St. Peter's was opened in 1947 and over the years gradually expanded and is still a largely operational site however various buildings to the western side are now lying empty. This includes Hayward House (former ADHD centre), Bournewood House (original late 1940s building - converted into some sort of offices), the old pre-fab Chapel and various other pre-fab buildings. There is also one other building we didn't get into.

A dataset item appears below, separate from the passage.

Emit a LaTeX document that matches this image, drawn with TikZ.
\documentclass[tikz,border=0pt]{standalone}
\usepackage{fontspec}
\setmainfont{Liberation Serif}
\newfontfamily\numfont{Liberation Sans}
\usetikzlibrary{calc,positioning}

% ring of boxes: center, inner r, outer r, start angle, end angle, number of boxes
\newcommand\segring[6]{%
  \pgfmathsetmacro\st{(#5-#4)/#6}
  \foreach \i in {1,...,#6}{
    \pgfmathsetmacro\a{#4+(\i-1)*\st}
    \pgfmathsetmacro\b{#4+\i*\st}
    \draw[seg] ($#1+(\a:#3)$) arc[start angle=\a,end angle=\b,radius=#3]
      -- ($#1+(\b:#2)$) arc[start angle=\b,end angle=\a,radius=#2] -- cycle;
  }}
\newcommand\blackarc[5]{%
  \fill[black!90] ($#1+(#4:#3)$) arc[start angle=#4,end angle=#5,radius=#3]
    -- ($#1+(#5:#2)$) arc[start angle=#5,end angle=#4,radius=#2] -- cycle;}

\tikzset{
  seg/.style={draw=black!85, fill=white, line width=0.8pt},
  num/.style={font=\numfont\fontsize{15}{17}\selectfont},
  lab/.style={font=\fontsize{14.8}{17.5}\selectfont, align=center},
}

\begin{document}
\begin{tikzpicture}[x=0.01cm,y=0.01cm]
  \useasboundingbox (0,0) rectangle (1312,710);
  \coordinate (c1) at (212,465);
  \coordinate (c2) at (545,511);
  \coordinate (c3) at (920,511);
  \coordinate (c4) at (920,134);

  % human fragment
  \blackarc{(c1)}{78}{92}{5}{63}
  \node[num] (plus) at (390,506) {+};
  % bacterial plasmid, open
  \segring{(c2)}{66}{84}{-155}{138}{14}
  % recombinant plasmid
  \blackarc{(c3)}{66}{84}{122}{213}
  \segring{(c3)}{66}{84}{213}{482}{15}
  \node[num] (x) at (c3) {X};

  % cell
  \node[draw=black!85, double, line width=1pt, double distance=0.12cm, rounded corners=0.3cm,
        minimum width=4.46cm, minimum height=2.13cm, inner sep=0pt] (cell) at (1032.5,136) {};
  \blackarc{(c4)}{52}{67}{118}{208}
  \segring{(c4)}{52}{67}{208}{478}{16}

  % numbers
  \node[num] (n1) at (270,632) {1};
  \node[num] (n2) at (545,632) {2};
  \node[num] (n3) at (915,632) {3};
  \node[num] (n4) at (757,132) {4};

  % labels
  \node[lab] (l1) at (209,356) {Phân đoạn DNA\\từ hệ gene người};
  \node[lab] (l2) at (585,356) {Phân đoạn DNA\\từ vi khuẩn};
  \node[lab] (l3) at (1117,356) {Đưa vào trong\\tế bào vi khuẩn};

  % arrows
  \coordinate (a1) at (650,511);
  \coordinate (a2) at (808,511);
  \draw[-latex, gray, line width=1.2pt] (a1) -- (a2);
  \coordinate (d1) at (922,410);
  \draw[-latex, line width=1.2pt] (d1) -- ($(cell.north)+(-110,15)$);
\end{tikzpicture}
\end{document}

If I'm honest modern hospital stuff like this does nothing for me really. The late 1940s building was horribly modernised and completely devoid of interesting stuff other than the entrance foyer, at least the much more modern Hayward House was architecturally more appealing, and is probably the newest building I have explored to date. A shame the Chapel wasn't much good either but I can't remember seeing photos of it before! Still, it was a grand morning out.


























































































































Thanks for looking ​


----------



## Sectionate (Jun 17, 2019)

Seen the inside of the A&E here many times as a clumsy kid! Looks alright


----------



## BikinGlynn (Jun 17, 2019)

Not bad that, looks in good structural shape that!


----------



## khurbanx (Jun 18, 2019)

i wish i knew about this when i went last time lol ! as i did the morge - grate set of photos


----------



## Lin Tabor (Apr 29, 2022)

Does anyone on here remember the name of the male orthopaedic ward? It was first ward on the left as you walked up the ramp. Worked here in 1984 & can’t for the life of me remember the ward name!!


----------



## Sam Haltin (Apr 29, 2022)

Ash Ward​Paediatrics​Aspen Ward​Medical​Cedar Ward​Medical​Cherry Ward)​Medical​Chestnut Ward​Medical​Falcon Ward​Surgical​Heron Ward​Trauma And Orthopaedic​Holly Ward​Medical​ICU​Critical Care​Joan Booker​Maternity / Child Health​Kingfisher Ward​Surgical​Labour Ward​Maternity​Maple Ward​Medical​May Ward​Medical​Oak Ward (and Little Oaks)​Children/day Unit​Robin Ward​Surgical​Swan Ward​Orthopaedic​Swift Ward​Medical​Willow Ward​Medical​

This is a list of the wards at the hospital. Is this a help for you?


----------